Exercise inputs ▸
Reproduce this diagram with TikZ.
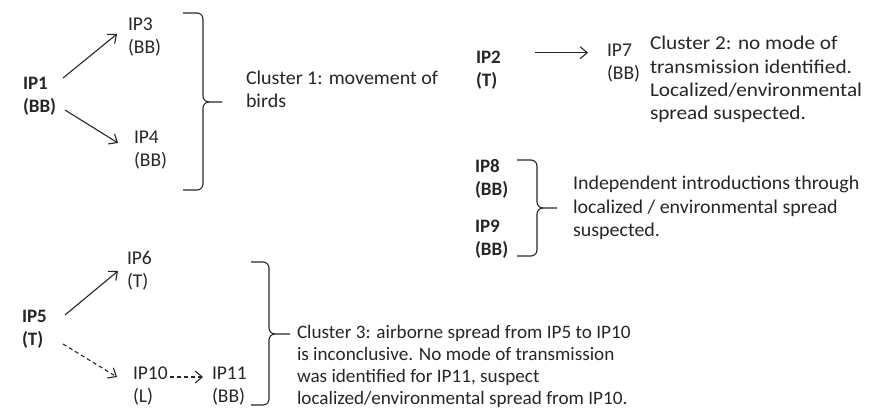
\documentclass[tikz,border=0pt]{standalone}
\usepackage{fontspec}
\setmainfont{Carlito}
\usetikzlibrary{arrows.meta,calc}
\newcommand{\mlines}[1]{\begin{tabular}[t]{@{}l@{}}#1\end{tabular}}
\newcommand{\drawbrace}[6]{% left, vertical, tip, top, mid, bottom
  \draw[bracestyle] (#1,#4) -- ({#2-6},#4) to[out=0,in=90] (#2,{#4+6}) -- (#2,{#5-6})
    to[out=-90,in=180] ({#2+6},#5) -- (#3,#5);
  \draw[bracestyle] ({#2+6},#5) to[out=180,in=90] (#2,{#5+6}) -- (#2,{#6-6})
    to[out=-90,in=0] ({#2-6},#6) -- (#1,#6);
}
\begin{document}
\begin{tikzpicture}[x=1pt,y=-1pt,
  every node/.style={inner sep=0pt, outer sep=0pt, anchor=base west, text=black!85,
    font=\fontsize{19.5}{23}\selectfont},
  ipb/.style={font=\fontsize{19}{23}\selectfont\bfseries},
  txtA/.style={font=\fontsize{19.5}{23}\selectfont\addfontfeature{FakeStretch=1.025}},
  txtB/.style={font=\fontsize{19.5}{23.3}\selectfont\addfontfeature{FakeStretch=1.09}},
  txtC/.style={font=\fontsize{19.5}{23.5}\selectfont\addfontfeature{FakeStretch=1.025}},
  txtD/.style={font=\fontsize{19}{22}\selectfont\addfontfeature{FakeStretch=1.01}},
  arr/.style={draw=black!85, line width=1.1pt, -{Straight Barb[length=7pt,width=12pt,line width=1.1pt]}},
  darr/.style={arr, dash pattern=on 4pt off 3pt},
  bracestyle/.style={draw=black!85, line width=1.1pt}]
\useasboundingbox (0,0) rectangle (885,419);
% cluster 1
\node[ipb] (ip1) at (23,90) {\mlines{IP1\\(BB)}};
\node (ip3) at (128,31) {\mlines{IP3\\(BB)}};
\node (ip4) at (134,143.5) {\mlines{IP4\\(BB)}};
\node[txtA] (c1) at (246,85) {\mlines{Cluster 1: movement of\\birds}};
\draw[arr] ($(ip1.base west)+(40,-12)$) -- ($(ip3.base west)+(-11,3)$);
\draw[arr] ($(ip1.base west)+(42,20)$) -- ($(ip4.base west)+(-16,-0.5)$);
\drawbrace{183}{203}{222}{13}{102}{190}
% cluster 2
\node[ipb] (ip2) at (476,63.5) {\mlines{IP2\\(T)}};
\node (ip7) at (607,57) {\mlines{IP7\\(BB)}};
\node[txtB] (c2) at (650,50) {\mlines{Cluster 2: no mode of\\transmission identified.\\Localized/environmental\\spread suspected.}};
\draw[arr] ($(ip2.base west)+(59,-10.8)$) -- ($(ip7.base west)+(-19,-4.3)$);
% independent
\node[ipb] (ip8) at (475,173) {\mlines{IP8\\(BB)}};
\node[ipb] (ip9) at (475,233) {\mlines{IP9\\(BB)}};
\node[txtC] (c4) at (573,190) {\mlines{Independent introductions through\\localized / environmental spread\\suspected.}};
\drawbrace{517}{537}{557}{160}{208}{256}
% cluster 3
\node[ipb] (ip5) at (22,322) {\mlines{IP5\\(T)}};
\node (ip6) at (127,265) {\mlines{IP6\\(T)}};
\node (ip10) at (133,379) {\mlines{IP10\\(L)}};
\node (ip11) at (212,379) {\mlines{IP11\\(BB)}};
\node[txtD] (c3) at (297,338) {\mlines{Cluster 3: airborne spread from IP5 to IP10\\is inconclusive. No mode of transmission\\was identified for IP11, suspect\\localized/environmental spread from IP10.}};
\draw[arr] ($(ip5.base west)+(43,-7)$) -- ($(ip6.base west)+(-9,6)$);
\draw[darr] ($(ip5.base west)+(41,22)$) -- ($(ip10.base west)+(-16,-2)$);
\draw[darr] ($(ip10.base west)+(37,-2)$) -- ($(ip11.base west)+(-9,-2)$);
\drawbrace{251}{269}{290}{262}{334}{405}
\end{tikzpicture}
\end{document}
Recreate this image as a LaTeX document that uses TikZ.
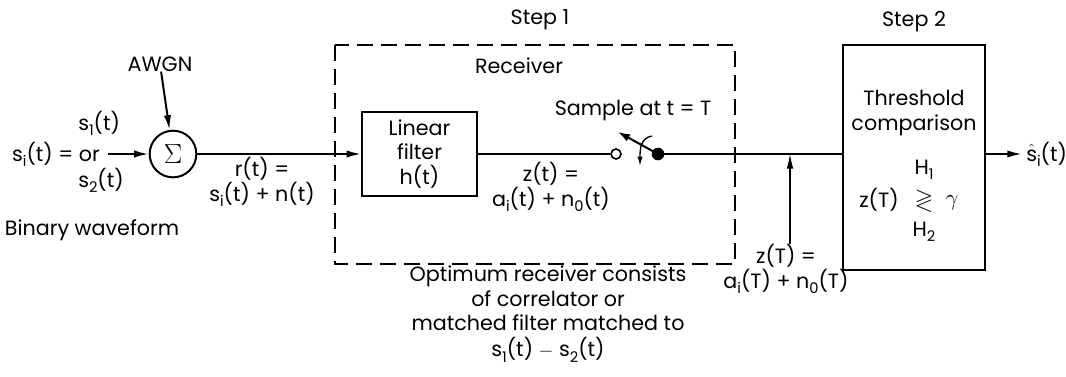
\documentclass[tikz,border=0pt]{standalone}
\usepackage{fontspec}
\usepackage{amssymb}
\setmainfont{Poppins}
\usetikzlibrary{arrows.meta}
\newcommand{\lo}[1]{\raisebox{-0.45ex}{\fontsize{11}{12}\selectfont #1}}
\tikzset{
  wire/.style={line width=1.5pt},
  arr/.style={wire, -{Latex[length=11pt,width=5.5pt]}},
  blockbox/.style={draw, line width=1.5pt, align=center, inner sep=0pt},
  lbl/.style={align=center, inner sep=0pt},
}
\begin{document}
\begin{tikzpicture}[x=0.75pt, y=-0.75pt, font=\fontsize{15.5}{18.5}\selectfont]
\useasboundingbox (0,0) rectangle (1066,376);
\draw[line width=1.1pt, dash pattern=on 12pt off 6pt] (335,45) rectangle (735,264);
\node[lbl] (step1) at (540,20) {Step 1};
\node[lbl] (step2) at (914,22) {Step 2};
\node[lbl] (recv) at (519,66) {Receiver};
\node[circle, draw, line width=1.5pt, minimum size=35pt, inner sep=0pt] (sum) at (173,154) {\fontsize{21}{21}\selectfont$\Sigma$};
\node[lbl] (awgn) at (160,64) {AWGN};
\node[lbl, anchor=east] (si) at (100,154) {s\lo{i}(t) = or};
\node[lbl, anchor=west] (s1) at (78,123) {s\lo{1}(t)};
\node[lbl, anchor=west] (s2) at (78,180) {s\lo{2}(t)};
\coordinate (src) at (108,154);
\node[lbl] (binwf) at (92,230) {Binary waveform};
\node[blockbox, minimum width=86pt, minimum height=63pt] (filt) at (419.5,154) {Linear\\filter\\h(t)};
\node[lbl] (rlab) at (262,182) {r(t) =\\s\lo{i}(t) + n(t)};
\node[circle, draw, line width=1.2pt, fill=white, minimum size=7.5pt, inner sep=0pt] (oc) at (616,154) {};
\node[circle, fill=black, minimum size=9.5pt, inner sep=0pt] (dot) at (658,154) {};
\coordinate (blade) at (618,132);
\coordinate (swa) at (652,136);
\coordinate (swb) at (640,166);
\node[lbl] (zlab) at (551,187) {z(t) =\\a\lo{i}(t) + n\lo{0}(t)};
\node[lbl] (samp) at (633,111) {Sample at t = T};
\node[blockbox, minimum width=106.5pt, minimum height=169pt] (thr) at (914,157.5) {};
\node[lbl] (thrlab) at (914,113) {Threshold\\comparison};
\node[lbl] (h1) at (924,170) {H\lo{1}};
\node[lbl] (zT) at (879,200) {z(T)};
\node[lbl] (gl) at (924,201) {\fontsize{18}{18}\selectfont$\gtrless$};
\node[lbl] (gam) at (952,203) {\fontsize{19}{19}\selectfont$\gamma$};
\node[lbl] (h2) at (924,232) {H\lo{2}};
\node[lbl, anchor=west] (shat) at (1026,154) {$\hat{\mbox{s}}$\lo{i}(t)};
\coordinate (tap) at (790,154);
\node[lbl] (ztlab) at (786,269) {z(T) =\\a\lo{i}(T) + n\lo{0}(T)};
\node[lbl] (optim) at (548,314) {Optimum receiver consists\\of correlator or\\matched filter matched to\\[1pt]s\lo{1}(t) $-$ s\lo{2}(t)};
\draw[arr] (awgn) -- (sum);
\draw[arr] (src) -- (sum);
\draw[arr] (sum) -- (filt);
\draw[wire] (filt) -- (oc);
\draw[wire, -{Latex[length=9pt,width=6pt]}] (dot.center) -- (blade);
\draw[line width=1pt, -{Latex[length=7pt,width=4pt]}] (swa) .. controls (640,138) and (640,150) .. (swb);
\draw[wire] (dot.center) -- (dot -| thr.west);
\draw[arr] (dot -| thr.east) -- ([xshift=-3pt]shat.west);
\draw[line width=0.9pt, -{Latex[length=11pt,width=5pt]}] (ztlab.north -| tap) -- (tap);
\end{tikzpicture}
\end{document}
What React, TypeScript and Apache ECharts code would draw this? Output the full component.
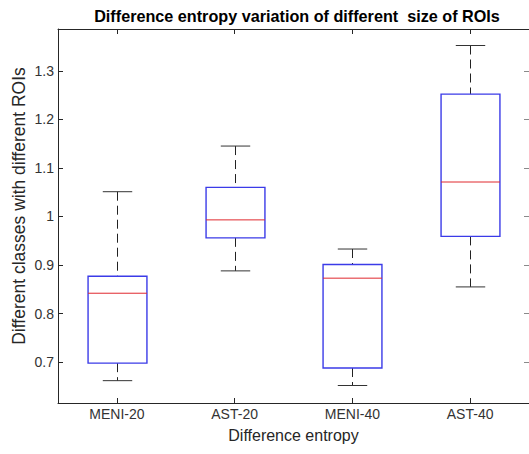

Short exercise ▸ Return from the data every line that holds "this".

Written response ▸
Reproduce this diagram with TikZ.
Recreate this image as a LaTeX document that uses TikZ.
What React, TypeScript and Apache ECharts code would draw this? Output the full component.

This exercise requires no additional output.